Lecture 13: Attention Flashcards
1
Q
what is attention?
A
- it is what allows us to selectively process some things and not others.
- we can selectively attend to stimuli even when they are presented almost o top of each other.
2
Q
what can attention refer to?
A
- Alerting - maintaining arousal ready to function.
- Executive processing - selective goal oriented pro essing of some things while avoiding the distracting influence of others.
- Orienting - spatial orienting of metal resources.
3
Q
what is the stroop effect?
A
*when your processing of the words is automatic and interferes with your naming of the colour the words is printed in.
4
Q
what is Cherry’s (1953) cocktail party phenomenon?
A
- when in a room where multiple people are talking, we can attend to one persons speech, ignoring others.
- but sometimes we can switch our attention either at will or seemingly involuntarily to another source.
5
Q
What is broadbent’s (1958) theory?
A
- proposed unattended stimuli only undergo minimal processing before being filtered.

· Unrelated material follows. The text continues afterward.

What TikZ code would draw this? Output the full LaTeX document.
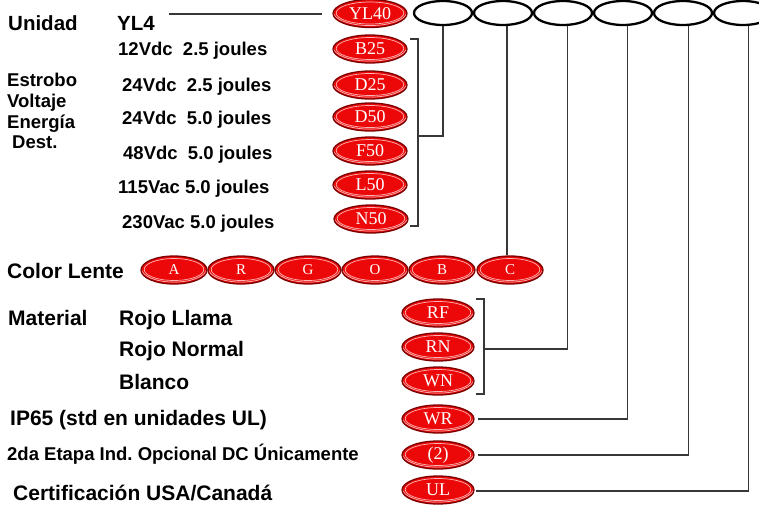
\documentclass[tikz,border=0pt]{standalone}
\usepackage{fontspec}
\usetikzlibrary{shapes.geometric,calc}
\newfontfamily\lsans{Liberation Sans}
\newfontfamily\lserif{Liberation Serif}
\definecolor{btnred}{RGB}{236,8,8}
\definecolor{btndark}{RGB}{125,0,0}
\definecolor{linegray}{RGB}{55,55,55}
\tikzset{
  redbtn/.style={ellipse, minimum width=#1, minimum height=28pt, inner sep=0pt,
    fill=btnred, draw=btndark, line width=1.3pt, text=white,
    font=\lserif\fontsize{18}{18}\selectfont,
    path picture={\path let \p1=(path picture bounding box.north east),
        \p2=(path picture bounding box.south west) in
        [draw=btndark, line width=1.6pt]
        ([yshift=1.6pt]path picture bounding box.center) ellipse
        [x radius={0.5*\x1-0.5*\x2-0.3pt}, y radius={0.5*\y1-0.5*\y2-0.3pt}]
        [draw=white, draw opacity=0.7, line width=0.7pt]
        ([yshift=0.5pt]path picture bounding box.center) ellipse
        [x radius={0.5*\x1-0.5*\x2-3.2pt}, y radius={0.5*\y1-0.5*\y2-3pt}];}},
  redbtn/.default=74pt,
  wov/.style={ellipse, draw=black, line width=2.3pt, minimum width=58pt,
    minimum height=24pt, inner sep=0pt},
  lbl/.style={anchor=base west, inner sep=0pt, font=\lsans\bfseries\fontsize{#1}{#1}\selectfont\frenchspacing},
  lbl/.default=21,
  conn/.style={draw=linegray, line width=1.3pt}
}
\begin{document}
\begin{tikzpicture}[x=1pt,y=-1pt]
\useasboundingbox (0,0) rectangle (759,509);
% text labels
\node[lbl=20.5] (unidad) at (8,30) {Unidad};
\node[lbl=20.5] (yl4) at (117,30) {YL4};
\node[lbl=18.5] (v1) at (118,55) {12Vdc\ \ 2.5 joules};
\node[lbl=18.5] (v2) at (122,91) {24Vdc\ \ 2.5 joules};
\node[lbl=18.5] (v3) at (122,124) {24Vdc\ \ 5.0 joules};
\node[lbl=18.5] (v4) at (123,159) {48Vdc\ \ 5.0 joules};
\node[lbl=18.5] (v5) at (118,193) {115Vac 5.0 joules};
\node[lbl=18.5] (v6) at (122,228) {230Vac 5.0 joules};
\node[lbl=18.5] (e1) at (7,86) {Estrobo};
\node[lbl=18.5] (e2) at (7,107) {Voltaje};
\node[lbl=18.5] (e3) at (7,128) {Energía};
\node[lbl=18.5] (e4) at (12,148) {Dest.};
\node[lbl] (color) at (7,278) {Color Lente};
\node[lbl] (mat) at (8,325) {Material};
\node[lbl] (m1) at (119,325) {Rojo Llama};
\node[lbl] (m2) at (119,356) {Rojo Normal};
\node[lbl] (m3) at (119,389) {Blanco};
\node[lbl] (ip) at (10,425) {IP65 (std en unidades UL)};
\node[lbl=18.5] (etapa) at (7,460) {2da Etapa Ind. Opcional DC Únicamente};
\node[lbl] (cert) at (13,500) {Certificación USA/Canadá};
% top row
\node[redbtn] (yl40) at (370,13.5) {YL40};
\node[wov] (w1) at (443,13) {};
\node[wov] (w2) at (503,13) {};
\node[wov] (w3) at (563,13) {};
\node[wov] (w4) at (623,13) {};
\node[wov] (w5) at (683,13) {};
\node[wov] (w6) at (743,13) {};
% strobe options
\node[redbtn] (b25) at (370,49) {B25};
\node[redbtn] (d25) at (370,85) {D25};
\node[redbtn] (d50) at (370,117) {D50};
\node[redbtn] (f50) at (370,151) {F50};
\node[redbtn] (l50) at (370,185) {L50};
\node[redbtn] (n50) at (371,219) {N50};
% lens colours
\node[redbtn=66pt, font=\lserif\fontsize{15}{15}\selectfont] (ca) at (174,270) {A};
\node[redbtn=66pt, font=\lserif\fontsize{15}{15}\selectfont] (cr) at (241,270) {R};
\node[redbtn=66pt, font=\lserif\fontsize{15}{15}\selectfont] (cg) at (308,270) {G};
\node[redbtn=66pt, font=\lserif\fontsize{15}{15}\selectfont] (co) at (375,270) {O};
\node[redbtn=66pt, font=\lserif\fontsize{15}{15}\selectfont] (cb) at (442,270) {B};
\node[redbtn=66pt, font=\lserif\fontsize{15}{15}\selectfont] (cc) at (510,270) {C};
% material etc.
\node[redbtn=72pt] (rf) at (438,313) {RF};
\node[redbtn=72pt] (rn) at (438,347) {RN};
\node[redbtn=72pt] (wn) at (438,381) {WN};
\node[redbtn=72pt] (wr) at (438,419) {WR};
\node[redbtn=72pt] (two) at (438,455) {(2)};
\node[redbtn=72pt] (ul) at (438,490) {UL};
% coordinates for brackets
\coordinate (br1t) at (418,39);
\coordinate (br1b) at (418,226);
\coordinate (br1m) at (418,136);
\coordinate (br2t) at (484,299);
\coordinate (br2b) at (484,394);
\coordinate (br2m) at (484,349);
\coordinate (yl4end) at (169,14);
% connectors
\draw[conn] (yl4end) -- ([xshift=-10pt]yl40.west |- yl4end);
\draw[conn] ([xshift=-8pt]br1t) -- (br1t) -- (br1b) -- ([xshift=-8pt]br1b);
\draw[conn] (w1.south) |- (br1m);
\draw[conn] ([xshift=-8pt]br2t) -- (br2t) -- (br2b) -- ([xshift=-8pt]br2b);
\draw[conn] ([xshift=4.3pt]w3.south) |- (br2m);
\draw[conn] ([xshift=4pt]w2.south) -- ([xshift=4pt]w2.south |- cc.north);
\draw[conn] ([xshift=4.7pt]w4.south) |- ([xshift=3pt]wr.east);
\draw[conn] ([xshift=5.3pt]w5.south) |- ([xshift=3pt]two.east);
\draw[conn] ([xshift=5.7pt]w6.south) |- ([xshift=1pt,yshift=-1pt]ul.east);
\end{tikzpicture}
\end{document}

- Accounts for cocktail party and dichotic listenkng task.
6
Q
What was Broadbent’s procedure?
A
- If he was correct then the information in the unattended ear should have been ignored and participants should report A,2,C but they did not.
- They reported A,B,C,1,2,3 - in other words they must have been attending to the meaning of the information in the unattended ear.
- Participants were conditioned to expect an electric shock when a particular word was presented.
- Conditioned participants then showed the elevated galvanic skin response (GSR) in when the word squirrel was heard in the unattended ear.
- In other words, even though they were supposedly unaware of the stimuli presented in the unattended channel, they still processed its meaning.
7
Q
What were the limitations of Broadbent’s model?
A
- The theory fails to account for
- Why some individuals detect their own name in the unattended channel.
- The ability to group information from hte unattended channel when similar to that in the shadowed channel.
- The existence of implicit learning from the unattended stream, despite explicit unawareness.
8
Q
When does selection occur?
A
- Attentional shifts can be very fast (50ms)
- it is possible to quickly shift between stimulus streams.
- Slippage could account fir occasional semantic processing of unattended stimuli.
- Therefore, Broadbent’s theory might have been correct that semantic processing of unattended stimuli should be impossible.
9
Q
What did Lavie (2005) argue?
A
- For both early and late selection depending on context.
- We have a lot of perceptual resources, and we are inclined to use them.
- if perceptual demands are high, we use early selection filters to process things from only one channel.
- If perceptual demands are low, we tend to process more than we need.
10
Q
What were Lavie’s model predictions?
A
- As perceptual load increases, perceptual distraction decreases.
- As cognitive load increases, perceptual distraction increases.
- This is useful because it guides how to predict whether an important task will be susceptible to distraction.
11
Q
What is the feature integration theory (FIT)?
A
- Treisman (1988, 1992)
- Features of objects (colour, size, orientation) are separable from the objects itself.
- Rapid initial parallel process to identify features.
- attentional - independent.
- Then a slower, serial process to form objects from combining features.
- Attention is therefore the visual glue that binds features together into a coherent percept.
- However, for example, it should be difficult to see the upright T because upright and upside down T’s share the same features. - but it isn’t.
12
Q
What is Attentional engagement theory (AET)?
A
- Argue that search time depends not only on the similarity between the target and distracter but also on the degree of similarity in the distracters themselves.
- Difficult vs easy, search tasks depending on similarity between target and distracters.
13
Q
What is Location based attention?
A
- Posner (1980)
- Attentional spotlight model
- Ranges over the entire visual world can be focused on a particular spatial location to enhance the processing stimuli within its beam.
- Eriksen and St. James (1986)
- Zoom lens model.
- Scope is expandable at will.
14
Q
How can magic tricks deceive our attention?
A
- Your attention is focused on the trick, not on what is going on in the background.
- *The conjuror attempts to direct your attentional spotlight to an irrelevant spatial location so you don’t see how the trick is done.
15
Q
What are dual task studies?
A
- Do 2 tasks alone and the together.
- See how/whether performance degrades when done together.
- If participants are told that one task is primary, performance on the second task degrades while performance on the primary task doesn’t.
- If participants are told to respond as they wish, there is degradation to both.